Da cappellano della Polizia, a volte un po’ irruente con quel suo stile vulcanico, ma sempre in prima fila a difendere i poliziotti quando erano Guardie di Pubblica Sicurezza e l’orario di lavoro era 07-fine e “fine servizio “spesso significava ore 20 o anche 21 di sera, e gli straordinari retribuiti erano solo un pio desiderio e una chimera. La rigidità militarista fomentava ansie, malumori, insicurezze e paure che, spesso, ciascuno si portava a casa trasmettendole alla famiglia. Così l’opera di apostolato di don Teodoro si estendeva, con tanta dedizione, pazienza, partecipazione e incoraggiamento anche a tutte le famiglie. Da cappellano dell’Aeronautica continua, sempre col suo solito stile vulcanico e decisionista, ad assistere tutti, ad essere vicino alla comunità e ai singoli nelle gioie e specialmente nelle difficoltà. E poi, fino alla pensione da Cappellano Capo Servizio al Comando militare della Sardegna, coordinatore di tutti i cappellani militari dell’isola. Non mi interessano più di tanto date, luoghi, incarichi, divise o riconoscimenti ufficiali ma la sua figura e vita di uomo e di sacerdote. Da sempre, fin dalla sua istituzione, l’Ordinariato Militare nel suo compito di assistenza alle Forze Armate, ha posto l’accento sull’attenzione all’uomo, alla persona. In guerra e in pace l’impegno del cappellano ha sempre mirato, prima di tutto, alla difesa della persona umana, dei suoi diritti e dei suoi bisogni. Nella Polizia e nell’Aeronautica, don Teodoro è stato sempre molto attento alla pastorale familiare. Dietro ogni agente o militare, come dentro qualunque divisa, c’è una persona umana, c’è la sua famiglia, quella di origine, quella che ha desiderio di formarsi, quella che si è formata e vuole mantenere o distruggere. I villaggi azzurri dell’Aeronautica erano una vera piccola parrocchia, una piccola comunità, un piccolo centro abitato a volte anche un po’ chiuso e staccato dal resto del territorio ma capace di una vita intensa di comunità parrocchiale. Il cappellano-parroco faceva anche da anello di congiunzione col resto del territorio parrocchiale, collaborando con i parroci viciniori impiegando la sua opera e la propria disponibilità a favore della parrocchia sul cui territorio insisteva la sua caserma. Don Teodoro è stato sempre molto attento alle necessità e bisogni di tutti. Disponibilità e presenza, senza ingerenze indebite o entrate a scivolone. Era un punto sicuro di riferimento.

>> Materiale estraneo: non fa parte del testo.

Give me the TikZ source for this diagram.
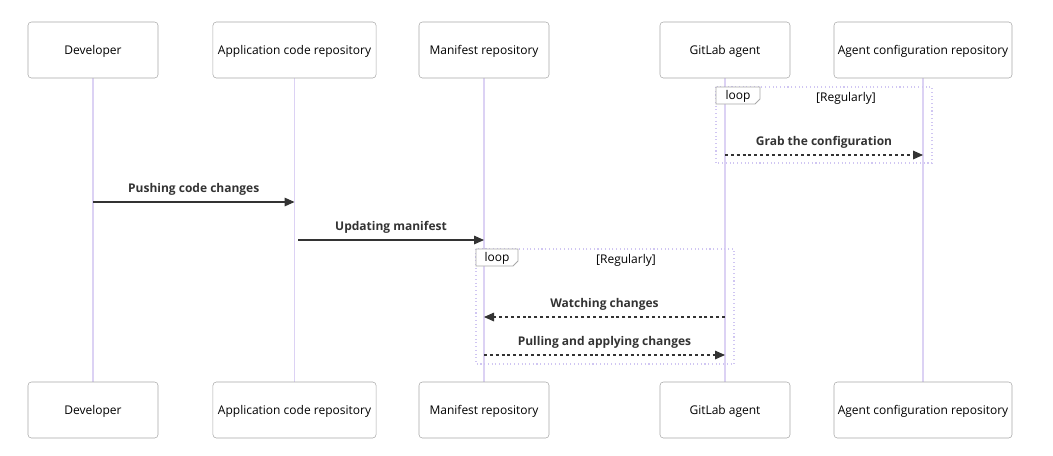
\documentclass[tikz,border=0pt]{standalone}
\usepackage{fontspec}
\setmainfont{Open Sans}
\usetikzlibrary{arrows.meta, positioning, backgrounds}

\definecolor{actorline}{HTML}{A8A8A8}
\definecolor{lifeline}{HTML}{DCD2F4}
\definecolor{loopline}{HTML}{D0C6F2}
\definecolor{msgtext}{HTML}{333333}

\begin{document}
\begin{tikzpicture}[
    x=0.75pt, y=-0.75pt,
    >={Triangle[length=7.5pt, width=6.5pt]},
    actor/.style={rectangle, rounded corners=2.5pt, draw=actorline, fill=white,
                  minimum height=42pt, inner sep=0pt, text height=9pt, text depth=1.8pt,
                  font=\fontsize{9}{10}\selectfont},
    life/.style={draw=lifeline, line width=1.3pt},
    msg/.style={->, draw=msgtext, line width=0.8pt},
    reply/.style={msg, dash pattern=on 2.2pt off 2.2pt},
    msglabel/.style={font=\fontsize{9}{10}\selectfont\bfseries, text=msgtext, above=1.5pt},
    loopframe/.style={draw=loopline, line width=0.8pt, dotted},
    looptab/.style={draw=actorline, fill=white, line width=0.6pt},
    looptext/.style={font=\fontsize{9}{10}\selectfont, text=black, text height=6.8pt, text depth=1.8pt}
]
\useasboundingbox (0,0) rectangle (1053,455);

% Participants (top)
\node[actor, minimum width=97.5pt]  (dev)      at (93,50)  {Developer};
\node[actor, minimum width=122.3pt] (app)      at (294.5,50) {Application code repository};
\node[actor, minimum width=97.5pt]  (manifest) at (484,50) {Manifest repository};
\node[actor, minimum width=97.5pt]  (agent)    at (725,50) {GitLab agent};
\node[actor, minimum width=133.5pt] (config)   at (923,50) {Agent configuration repository};

% Participants (bottom)
\node[actor, minimum width=97.5pt]  (devB)      at (93,410)  {Developer};
\node[actor, minimum width=122.3pt] (appB)      at (294.5,410) {Application code repository};
\node[actor, minimum width=97.5pt]  (manifestB) at (484,410) {Manifest repository};
\node[actor, minimum width=97.5pt]  (agentB)    at (725,410) {GitLab agent};
\node[actor, minimum width=133.5pt] (configB)   at (923,410) {Agent configuration repository};

% Lifelines
\begin{scope}[on background layer]
    \draw[life] (dev) -- (devB);
    \draw[life] (app) -- (appB);
    \draw[life] (manifest) -- (manifestB);
    \draw[life] (agent) -- (agentB);
    \draw[life] (config) -- (configB);
\end{scope}

% Loop 1
\draw[loopframe] (716,87) rectangle (932,163);
\draw[looptab] (716,87) -- (760,87) -- (760,99) -- (755,104) -- (716,104) -- cycle;
\node[looptext] (loopA) at (738,96) {loop};
\node[looptext] (condA) at (846,98) {[Regularly]};

% Loop 2
\draw[loopframe] (476,249) rectangle (734,364);
\draw[looptab] (476,249) -- (518,249) -- (518,261) -- (513,266) -- (476,266) -- cycle;
\node[looptext] (loopB) at (497,258.5) {loop};
\node[looptext] (condB) at (626,260) {[Regularly]};

% Message anchors
\coordinate (grabA)  at (agent |- 0,155);
\coordinate (grabB)  at (config |- 0,155);
\coordinate (pushA)  at (dev |- 0,202);
\coordinate (pushB)  at (app |- 0,202);
\coordinate (updA)   at (298,240);
\coordinate (updB)   at (manifest |- 0,240);
\coordinate (watchA) at (agent |- 0,317);
\coordinate (watchB) at (manifest |- 0,317);
\coordinate (pullA)  at (manifest |- 0,355);
\coordinate (pullB)  at (agent |- 0,355);

% Messages
\draw[reply] (grabA) -- (grabB) node[midway, msglabel] {Grab the configuration};
\draw[msg] (pushA) -- (pushB) node[midway, msglabel] {Pushing code changes};
\draw[msg] (updA) -- (updB) node[midway, msglabel] {Updating manifest};
\draw[reply] (watchA) -- (watchB) node[midway, msglabel] {Watching changes};
\draw[reply] (pullA) -- (pullB) node[midway, msglabel] {Pulling and applying changes};

\end{tikzpicture}
\end{document}
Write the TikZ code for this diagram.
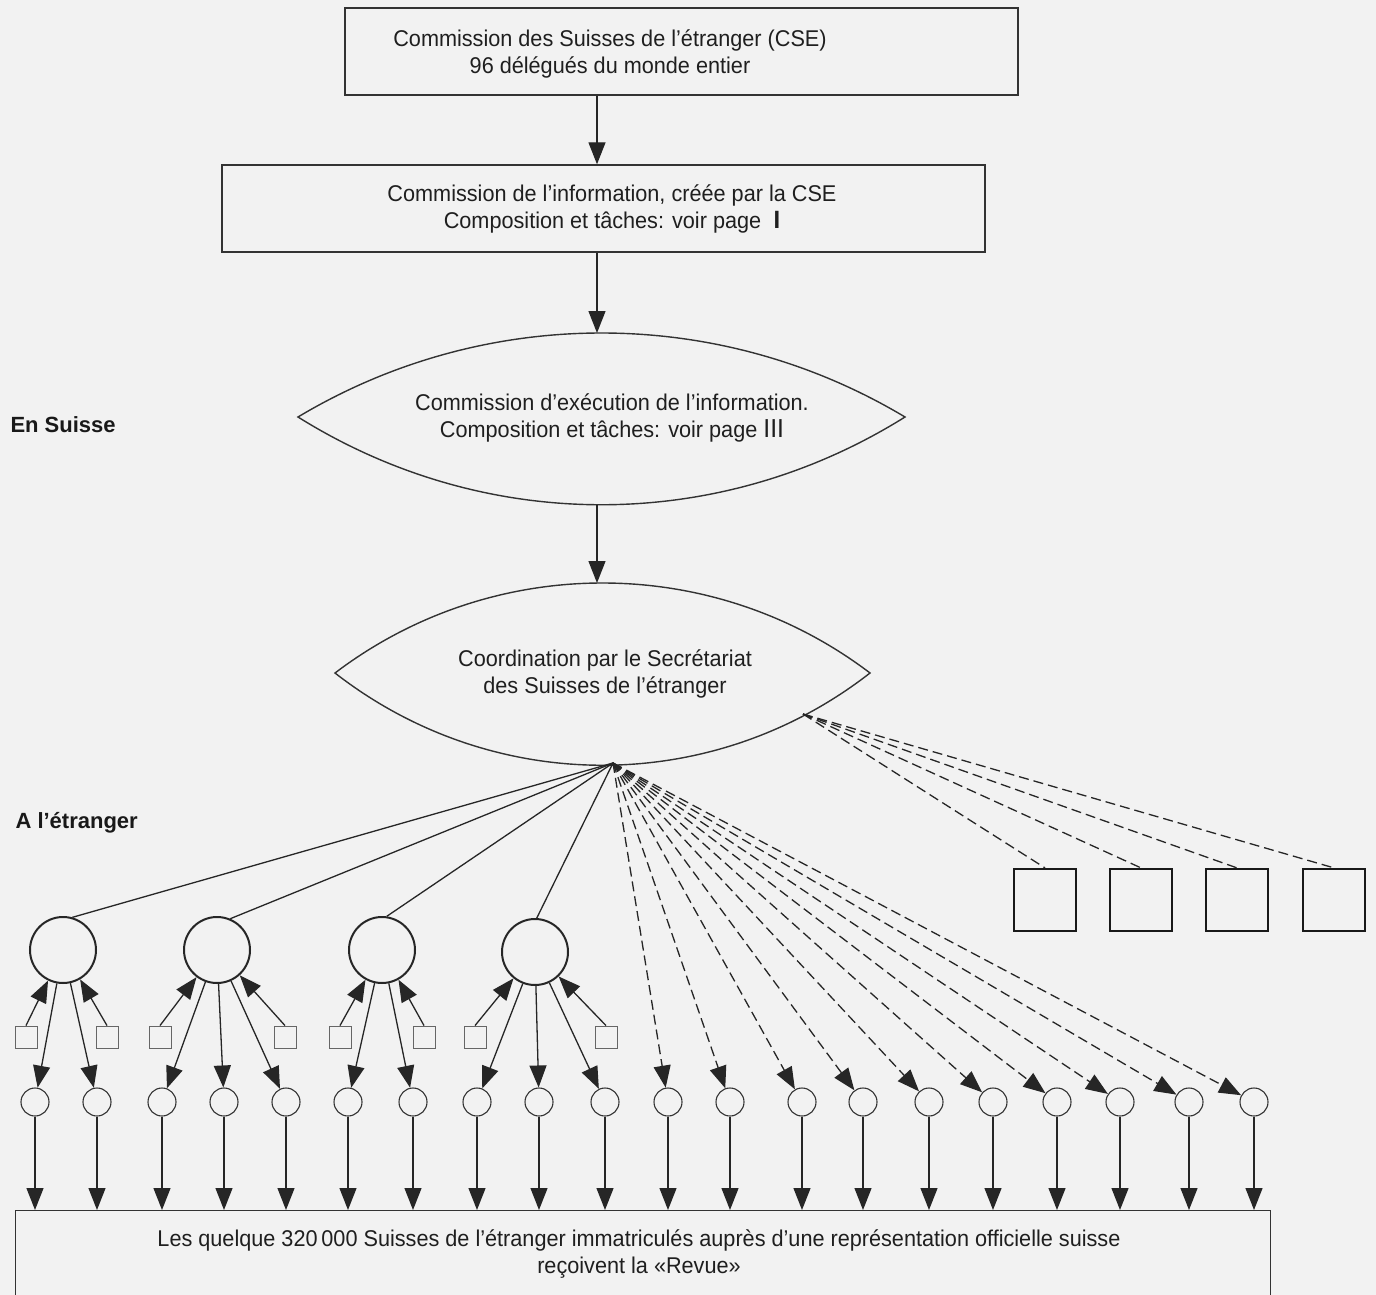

Non è vecchiume, o roba del passato remoto, è vita vissuta ancora d’attualità perché l’uomo con tutto il progresso, specialmente e solo tecnologico di questi ultimi 50 anni, non è migliorato di molto. Purtroppo.
Sacerdote, amico, ciclista e poeta. Così lo hanno salutato i suoi amici del gruppo ciclisti. Uno di loro, primario a riposo di un grande ospedale, mi ha detto: “Avrei voluto suonare, con l’armonica a bocca, la sua canzone preferita, tante volte mi ha chiesto di suonargliela e ripeterla…ma mi hanno detto che non era il caso… La sua musica preferita era “Non poto reposare, pazienza…”. Don Teodoro, hai lavorato tanto e bene nella vigna del Signore. Ora puoi riposare. In pace. Il tuo requiem è diventato Alleluia.